Reproduce the material that follows, please, but only from its first line to the line containing "7.6, 8.8, 10.4];", inclusive.

** Start TASK MATERIAL **

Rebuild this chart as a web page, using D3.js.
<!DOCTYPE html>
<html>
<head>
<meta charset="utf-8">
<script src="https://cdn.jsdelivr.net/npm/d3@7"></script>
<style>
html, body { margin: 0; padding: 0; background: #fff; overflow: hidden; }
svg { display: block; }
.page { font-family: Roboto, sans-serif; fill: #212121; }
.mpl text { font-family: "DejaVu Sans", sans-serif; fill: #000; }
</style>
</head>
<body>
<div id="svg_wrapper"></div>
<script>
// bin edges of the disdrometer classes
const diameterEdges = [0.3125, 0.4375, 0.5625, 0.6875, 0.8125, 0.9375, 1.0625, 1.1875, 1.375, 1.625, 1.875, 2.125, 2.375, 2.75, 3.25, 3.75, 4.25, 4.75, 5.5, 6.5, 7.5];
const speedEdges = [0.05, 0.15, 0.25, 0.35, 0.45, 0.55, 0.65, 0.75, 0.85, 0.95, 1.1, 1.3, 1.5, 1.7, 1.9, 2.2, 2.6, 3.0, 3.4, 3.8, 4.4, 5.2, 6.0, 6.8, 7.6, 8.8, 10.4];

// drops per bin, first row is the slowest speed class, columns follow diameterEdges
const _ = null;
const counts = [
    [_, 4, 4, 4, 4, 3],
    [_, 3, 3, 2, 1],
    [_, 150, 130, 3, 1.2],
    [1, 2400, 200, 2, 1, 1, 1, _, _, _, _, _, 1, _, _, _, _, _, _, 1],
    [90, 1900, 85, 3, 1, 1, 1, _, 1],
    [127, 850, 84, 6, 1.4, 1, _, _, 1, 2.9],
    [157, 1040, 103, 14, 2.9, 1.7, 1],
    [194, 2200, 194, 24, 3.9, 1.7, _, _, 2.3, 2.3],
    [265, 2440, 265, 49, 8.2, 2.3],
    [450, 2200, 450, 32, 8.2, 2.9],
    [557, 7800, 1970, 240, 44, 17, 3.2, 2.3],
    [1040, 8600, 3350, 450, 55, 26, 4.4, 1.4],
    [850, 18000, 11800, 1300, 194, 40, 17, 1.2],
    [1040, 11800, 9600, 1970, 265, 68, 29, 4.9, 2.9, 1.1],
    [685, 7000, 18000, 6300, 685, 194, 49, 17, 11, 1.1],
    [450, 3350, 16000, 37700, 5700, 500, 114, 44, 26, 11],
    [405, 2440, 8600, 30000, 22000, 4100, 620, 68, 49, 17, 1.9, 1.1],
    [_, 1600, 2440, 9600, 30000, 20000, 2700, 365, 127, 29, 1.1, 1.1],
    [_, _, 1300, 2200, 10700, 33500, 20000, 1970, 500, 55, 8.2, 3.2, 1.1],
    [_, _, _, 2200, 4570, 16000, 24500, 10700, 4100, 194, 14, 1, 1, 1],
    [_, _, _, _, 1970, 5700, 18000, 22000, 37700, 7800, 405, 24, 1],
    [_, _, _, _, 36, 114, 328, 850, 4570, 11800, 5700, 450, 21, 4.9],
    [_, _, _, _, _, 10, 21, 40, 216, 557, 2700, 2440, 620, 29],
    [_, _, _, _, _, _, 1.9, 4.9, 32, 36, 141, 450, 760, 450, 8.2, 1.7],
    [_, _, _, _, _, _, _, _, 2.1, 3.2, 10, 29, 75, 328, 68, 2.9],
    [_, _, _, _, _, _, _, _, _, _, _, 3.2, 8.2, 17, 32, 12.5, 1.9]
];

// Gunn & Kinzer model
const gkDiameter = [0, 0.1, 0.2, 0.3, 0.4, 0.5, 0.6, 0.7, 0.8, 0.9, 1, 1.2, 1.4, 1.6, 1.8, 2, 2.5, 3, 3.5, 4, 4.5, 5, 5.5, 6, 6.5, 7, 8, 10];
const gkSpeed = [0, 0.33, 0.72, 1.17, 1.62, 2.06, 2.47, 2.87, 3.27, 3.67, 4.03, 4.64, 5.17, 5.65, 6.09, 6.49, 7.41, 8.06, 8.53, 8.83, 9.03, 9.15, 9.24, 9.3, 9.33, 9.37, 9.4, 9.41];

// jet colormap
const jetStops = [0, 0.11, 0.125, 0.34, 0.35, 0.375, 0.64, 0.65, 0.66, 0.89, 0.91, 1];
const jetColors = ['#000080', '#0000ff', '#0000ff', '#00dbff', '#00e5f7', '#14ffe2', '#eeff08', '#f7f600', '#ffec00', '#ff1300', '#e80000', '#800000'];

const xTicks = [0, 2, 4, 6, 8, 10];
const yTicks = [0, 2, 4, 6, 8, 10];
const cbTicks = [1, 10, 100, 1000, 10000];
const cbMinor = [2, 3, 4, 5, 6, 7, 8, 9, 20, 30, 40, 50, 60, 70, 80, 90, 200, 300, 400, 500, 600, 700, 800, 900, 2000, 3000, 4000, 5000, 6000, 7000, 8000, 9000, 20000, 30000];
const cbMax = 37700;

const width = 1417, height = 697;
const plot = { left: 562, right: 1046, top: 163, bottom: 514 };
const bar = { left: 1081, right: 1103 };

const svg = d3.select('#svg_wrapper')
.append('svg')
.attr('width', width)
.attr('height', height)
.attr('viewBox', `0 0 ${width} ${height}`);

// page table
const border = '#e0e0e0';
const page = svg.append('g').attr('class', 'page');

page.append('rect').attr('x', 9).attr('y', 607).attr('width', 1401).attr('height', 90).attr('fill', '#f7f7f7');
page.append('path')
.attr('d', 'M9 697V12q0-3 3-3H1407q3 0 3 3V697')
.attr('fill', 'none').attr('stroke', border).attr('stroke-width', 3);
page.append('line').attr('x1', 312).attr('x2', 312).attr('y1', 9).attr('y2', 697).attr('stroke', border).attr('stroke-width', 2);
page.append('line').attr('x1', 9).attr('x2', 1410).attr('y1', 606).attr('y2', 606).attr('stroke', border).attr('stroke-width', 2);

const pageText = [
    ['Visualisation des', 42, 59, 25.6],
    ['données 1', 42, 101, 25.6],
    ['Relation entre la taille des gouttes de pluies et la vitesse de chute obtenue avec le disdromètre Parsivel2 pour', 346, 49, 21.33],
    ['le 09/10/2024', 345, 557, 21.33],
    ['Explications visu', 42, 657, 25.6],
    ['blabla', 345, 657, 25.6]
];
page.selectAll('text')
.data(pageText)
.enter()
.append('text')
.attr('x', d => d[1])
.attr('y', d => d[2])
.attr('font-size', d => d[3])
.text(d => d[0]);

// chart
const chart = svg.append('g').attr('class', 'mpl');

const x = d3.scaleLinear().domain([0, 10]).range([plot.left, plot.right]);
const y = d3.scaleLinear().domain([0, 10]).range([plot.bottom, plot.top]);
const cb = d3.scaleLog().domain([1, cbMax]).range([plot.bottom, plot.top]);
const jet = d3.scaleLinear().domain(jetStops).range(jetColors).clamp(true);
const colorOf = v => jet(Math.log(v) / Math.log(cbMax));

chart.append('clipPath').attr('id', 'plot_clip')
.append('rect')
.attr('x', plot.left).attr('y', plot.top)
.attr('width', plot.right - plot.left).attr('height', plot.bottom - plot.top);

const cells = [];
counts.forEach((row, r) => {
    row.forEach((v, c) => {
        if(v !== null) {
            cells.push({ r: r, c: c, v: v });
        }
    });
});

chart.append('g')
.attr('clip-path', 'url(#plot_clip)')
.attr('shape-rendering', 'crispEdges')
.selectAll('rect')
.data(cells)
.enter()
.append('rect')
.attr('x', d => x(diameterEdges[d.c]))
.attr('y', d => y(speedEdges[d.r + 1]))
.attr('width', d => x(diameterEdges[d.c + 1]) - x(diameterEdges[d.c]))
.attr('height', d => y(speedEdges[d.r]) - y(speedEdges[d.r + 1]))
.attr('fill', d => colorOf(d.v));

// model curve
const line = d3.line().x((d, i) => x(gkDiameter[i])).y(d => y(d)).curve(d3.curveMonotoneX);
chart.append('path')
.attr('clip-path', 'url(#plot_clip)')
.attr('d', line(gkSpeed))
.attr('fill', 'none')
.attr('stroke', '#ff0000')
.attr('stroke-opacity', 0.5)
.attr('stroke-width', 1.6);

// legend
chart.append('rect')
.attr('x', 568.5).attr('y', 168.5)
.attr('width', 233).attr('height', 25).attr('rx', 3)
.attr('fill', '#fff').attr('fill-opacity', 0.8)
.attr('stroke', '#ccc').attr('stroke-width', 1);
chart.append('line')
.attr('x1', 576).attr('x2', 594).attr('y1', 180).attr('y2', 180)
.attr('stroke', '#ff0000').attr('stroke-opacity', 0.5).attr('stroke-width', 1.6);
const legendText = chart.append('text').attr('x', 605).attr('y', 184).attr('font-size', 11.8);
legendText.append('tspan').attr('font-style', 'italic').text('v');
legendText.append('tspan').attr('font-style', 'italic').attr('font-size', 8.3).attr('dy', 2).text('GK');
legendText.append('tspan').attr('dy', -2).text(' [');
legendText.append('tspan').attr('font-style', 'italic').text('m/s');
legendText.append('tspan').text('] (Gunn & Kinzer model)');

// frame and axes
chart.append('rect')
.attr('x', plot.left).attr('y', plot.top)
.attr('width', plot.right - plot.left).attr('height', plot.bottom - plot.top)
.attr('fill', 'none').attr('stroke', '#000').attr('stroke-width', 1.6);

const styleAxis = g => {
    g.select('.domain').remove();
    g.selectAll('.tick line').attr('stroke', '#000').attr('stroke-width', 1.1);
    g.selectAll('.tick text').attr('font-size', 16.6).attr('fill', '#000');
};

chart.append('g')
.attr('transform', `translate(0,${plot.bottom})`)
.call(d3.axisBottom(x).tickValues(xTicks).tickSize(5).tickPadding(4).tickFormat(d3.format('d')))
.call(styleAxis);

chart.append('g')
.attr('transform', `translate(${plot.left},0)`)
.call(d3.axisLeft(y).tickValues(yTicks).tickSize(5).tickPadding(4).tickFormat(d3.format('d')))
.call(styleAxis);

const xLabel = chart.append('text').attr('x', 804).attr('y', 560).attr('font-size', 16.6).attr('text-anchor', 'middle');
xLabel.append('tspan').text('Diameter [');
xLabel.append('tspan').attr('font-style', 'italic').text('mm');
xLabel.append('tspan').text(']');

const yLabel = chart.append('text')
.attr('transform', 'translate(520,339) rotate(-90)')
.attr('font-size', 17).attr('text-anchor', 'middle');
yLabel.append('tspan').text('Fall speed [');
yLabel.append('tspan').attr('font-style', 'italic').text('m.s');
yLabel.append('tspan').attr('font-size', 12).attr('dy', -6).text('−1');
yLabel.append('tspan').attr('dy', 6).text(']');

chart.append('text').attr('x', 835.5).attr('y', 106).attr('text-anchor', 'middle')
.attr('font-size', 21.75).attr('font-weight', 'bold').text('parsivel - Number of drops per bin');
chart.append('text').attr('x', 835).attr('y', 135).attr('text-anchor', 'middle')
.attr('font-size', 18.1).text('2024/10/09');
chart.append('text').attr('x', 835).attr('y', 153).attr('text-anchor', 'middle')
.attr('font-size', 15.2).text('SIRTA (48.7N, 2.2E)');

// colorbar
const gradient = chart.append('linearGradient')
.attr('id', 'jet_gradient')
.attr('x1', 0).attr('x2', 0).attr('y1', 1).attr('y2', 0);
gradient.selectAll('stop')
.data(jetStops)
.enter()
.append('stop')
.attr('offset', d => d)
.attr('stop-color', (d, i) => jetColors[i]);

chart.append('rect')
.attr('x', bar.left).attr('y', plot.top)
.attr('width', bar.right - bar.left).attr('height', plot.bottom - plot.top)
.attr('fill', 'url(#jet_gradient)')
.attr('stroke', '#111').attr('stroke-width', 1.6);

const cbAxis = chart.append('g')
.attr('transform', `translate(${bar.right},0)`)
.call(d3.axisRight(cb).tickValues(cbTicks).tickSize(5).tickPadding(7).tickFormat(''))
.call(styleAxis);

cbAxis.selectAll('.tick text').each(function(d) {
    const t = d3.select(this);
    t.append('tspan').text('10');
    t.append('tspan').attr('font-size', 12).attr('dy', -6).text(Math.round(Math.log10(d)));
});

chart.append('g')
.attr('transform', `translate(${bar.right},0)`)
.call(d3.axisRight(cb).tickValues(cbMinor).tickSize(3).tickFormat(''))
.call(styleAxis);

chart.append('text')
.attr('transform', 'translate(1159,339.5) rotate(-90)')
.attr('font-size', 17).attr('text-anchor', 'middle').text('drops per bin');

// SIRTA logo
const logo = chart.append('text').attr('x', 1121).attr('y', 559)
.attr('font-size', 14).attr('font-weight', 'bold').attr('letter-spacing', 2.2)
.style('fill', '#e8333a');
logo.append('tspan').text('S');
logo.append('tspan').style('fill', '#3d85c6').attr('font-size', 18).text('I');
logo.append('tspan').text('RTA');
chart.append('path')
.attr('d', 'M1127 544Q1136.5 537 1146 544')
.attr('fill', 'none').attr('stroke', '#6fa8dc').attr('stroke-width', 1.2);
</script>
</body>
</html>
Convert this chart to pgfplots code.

** End TASK MATERIAL **

OUTPUT FOR THIS EXERCISE:
Rebuild this chart as a web page, using D3.js.
<!DOCTYPE html>
<html>
<head>
<meta charset="utf-8">
<script src="https://cdn.jsdelivr.net/npm/d3@7"></script>
<style>
html, body { margin: 0; padding: 0; background: #fff; overflow: hidden; }
svg { display: block; }
.page { font-family: Roboto, sans-serif; fill: #212121; }
.mpl text { font-family: "DejaVu Sans", sans-serif; fill: #000; }
</style>
</head>
<body>
<div id="svg_wrapper"></div>
<script>
// bin edges of the disdrometer classes
const diameterEdges = [0.3125, 0.4375, 0.5625, 0.6875, 0.8125, 0.9375, 1.0625, 1.1875, 1.375, 1.625, 1.875, 2.125, 2.375, 2.75, 3.25, 3.75, 4.25, 4.75, 5.5, 6.5, 7.5];
const speedEdges = [0.05, 0.15, 0.25, 0.35, 0.45, 0.55, 0.65, 0.75, 0.85, 0.95, 1.1, 1.3, 1.5, 1.7, 1.9, 2.2, 2.6, 3.0, 3.4, 3.8, 4.4, 5.2, 6.0, 6.8, 7.6, 8.8, 10.4];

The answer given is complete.